Le 8 janvier, le juge, Yuichi Tada, a par ailleurs expliqué que le maintien en détention était justifié par la crainte d’une fuite du suspect ou de le voir détruire des preuves.
1. Sur l’accusation d’avoir imputé des pertes à Nissan
D’après ses avocats, Carlos Ghosn gère ses avoirs en dollars. Or Nissan ne pouvait le payer qu’en yens. Pour réduire les risques de pertes en cas de brusque appréciation de la devise nippone, il a sollicité la banque Shinsei, qui a recommandé la mise en place d’un système de conversion en dollars à taux fixe par l’intermédiaire de dérivés.
Or la crise financière de 2008 a fait énormément progresser le yen et plonger la Bourse. Les garanties de crédit de Carlos Ghosn étant des bons indexés sur des actions, elles ont perdu de leur valeur. La banque en a donc sollicité de nouvelles.
Selon la défense, Carlos Ghosn aurait alors pu démissionner et utiliser les montants devant lui être versés à la retraite comme garanties. Il a refusé de le faire car, a-t-il déclaré au tribunal, « un capitaine ne saute pas du bateau au milieu d’une tempête ».
M. Ghosn a choisi de solliciter l’aide de son ami saoudien Khaled Al-Juffali et un contrat a été signé entre la banque, le gestionnaire d’actifs de Carlos Ghosn et Nissan, avec l’accord du conseil d’administration, « à condition que cela ne coûte rien à l’entreprise ». Et, d’après la défense, Nissan n’a enregistré aucune perte.
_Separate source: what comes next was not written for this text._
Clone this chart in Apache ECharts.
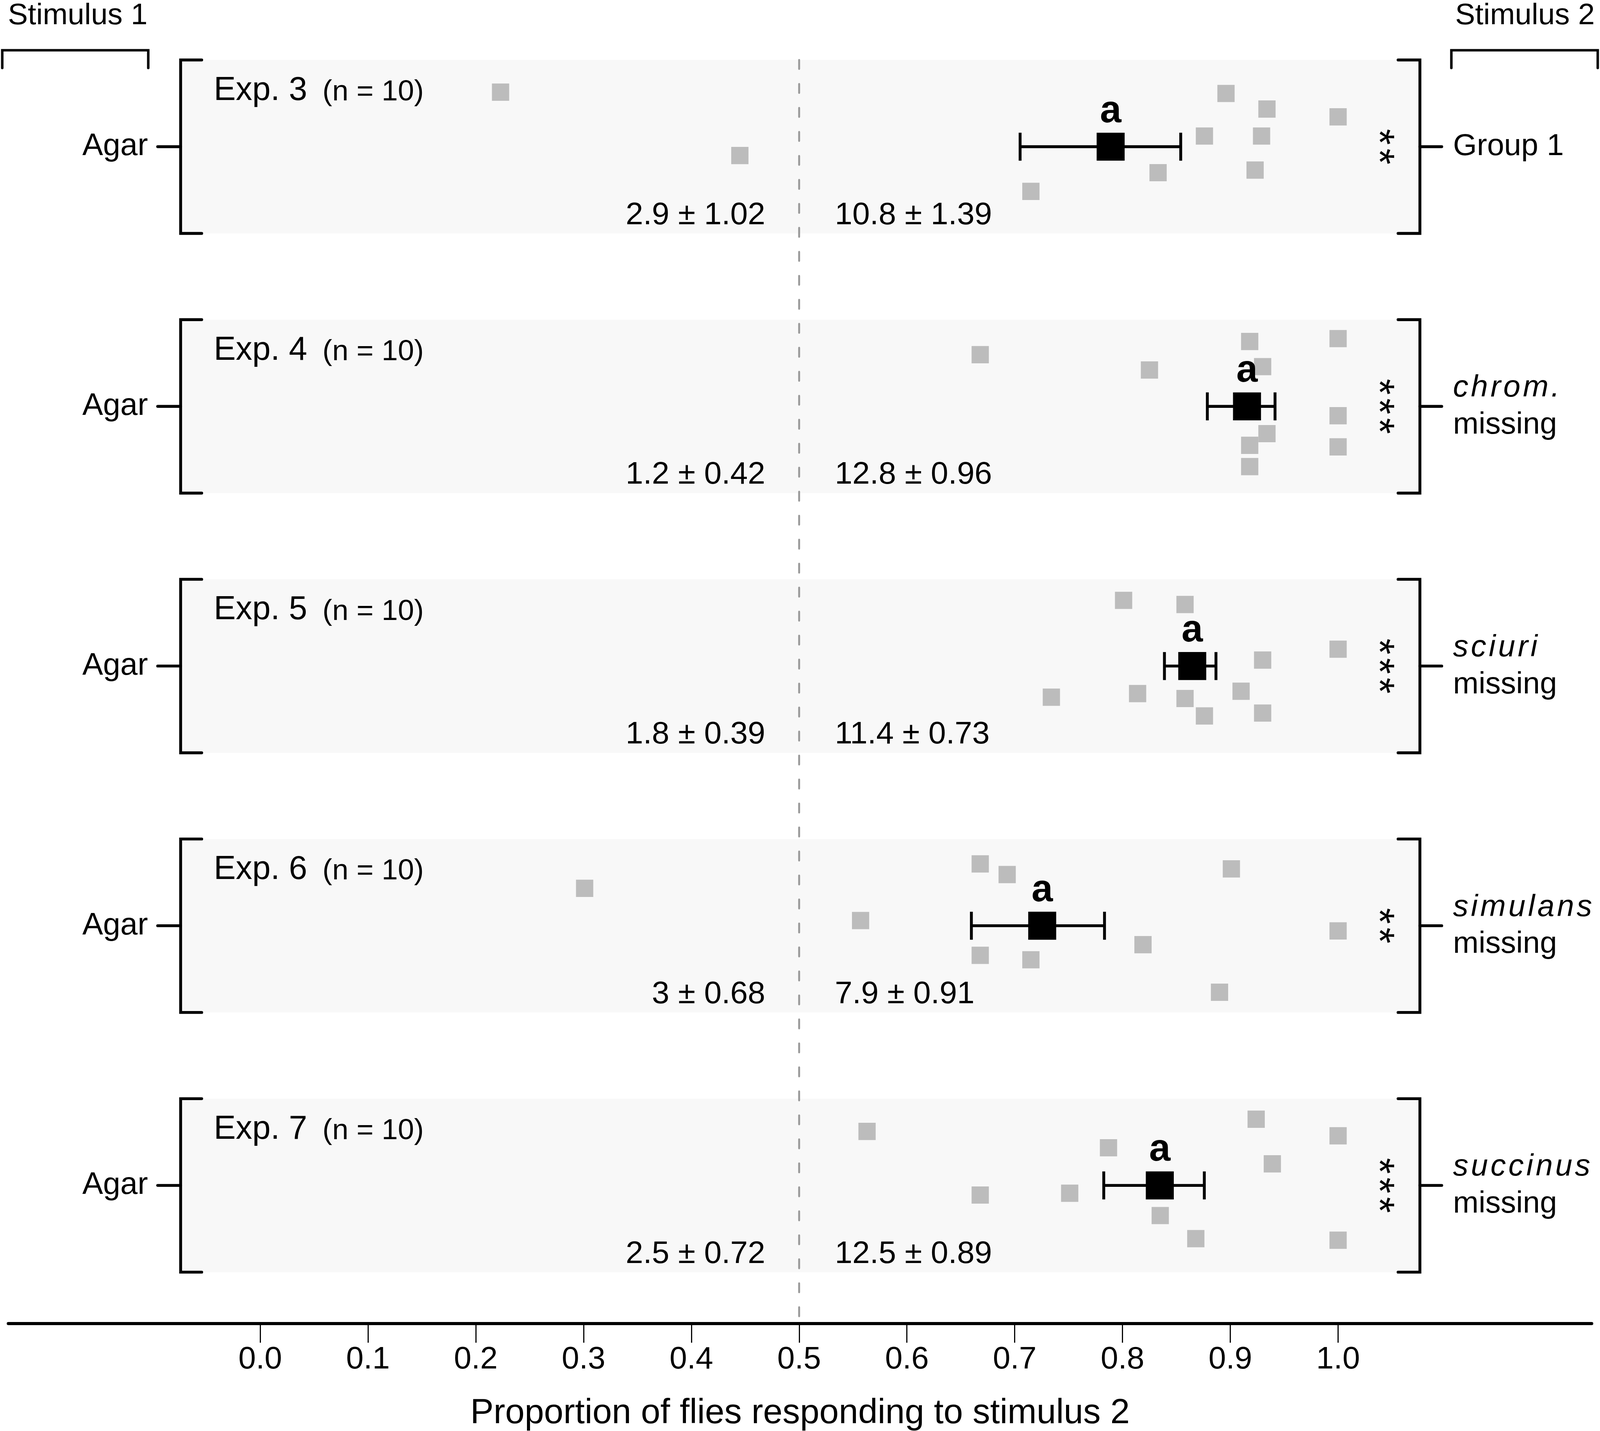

2. Sur le versement de 14,7 millions de dollars à Nissan Gulf
La défense maintient qu’il s’agissait d’une juste rémunération d’activités réalisées au profit de Nissan.
Elle a obtenu un communiqué de M. Al-Juffali, décrivant ses activités pour le constructeur nippon qui, « entre 2008 et 2012, a rencontré des difficultés pour ses ventes en Arabie saoudite ». M. Al-Juffali explique avoir travaillé pour la résolution d’un différend avec le concessionnaire de Nissan à l’époque, pour convaincre des fonds d’Abou Dhabi d’investir dans l’entreprise ou encore pour des négociations avec la famille royale saoudienne. De quoi justifier l’enveloppe versée.
En outre, les avocats « présument que les procureurs n’ont pas, à ce jour, interrogé » M. Al-Juffali ni « reçu de témoignage de sa part reconnaissant que les 14,7 millions de dollars n’étaient pas une rémunération d’un travail pour Nissan ».
3. Sur le maintien en détention justifié par le risque de fuite ou de destruction de preuve
Les avocats jugent qu’il n’y a pas « pas de risque de fuite », car M. Ghosn est connu dans le monde entier. Ils assurent également que « le gouvernement français a préparé un document précisant que si une résidence en France était autorisée en cas de libération sous caution, il assumerait la responsabilité de garantir sa présence au tribunal ».
Le document en question serait une « Lettre de confort ». Fournie aux avocats par les autorités françaises, elle affirme qu’elles useront de leur influence pour assurer la présence du justiciable à son procès. L’objectif d’un tel document est de donner du poids aux demandes des avocats pour une libération sous caution assortie d’un droit de sortie du territoire.
Sur la destruction de preuves, la défense de Carlos Ghosn estime que le parquet a déjà l’ensemble des documents nécessaires pour les deux charges pesant sur Carlos Ghosn.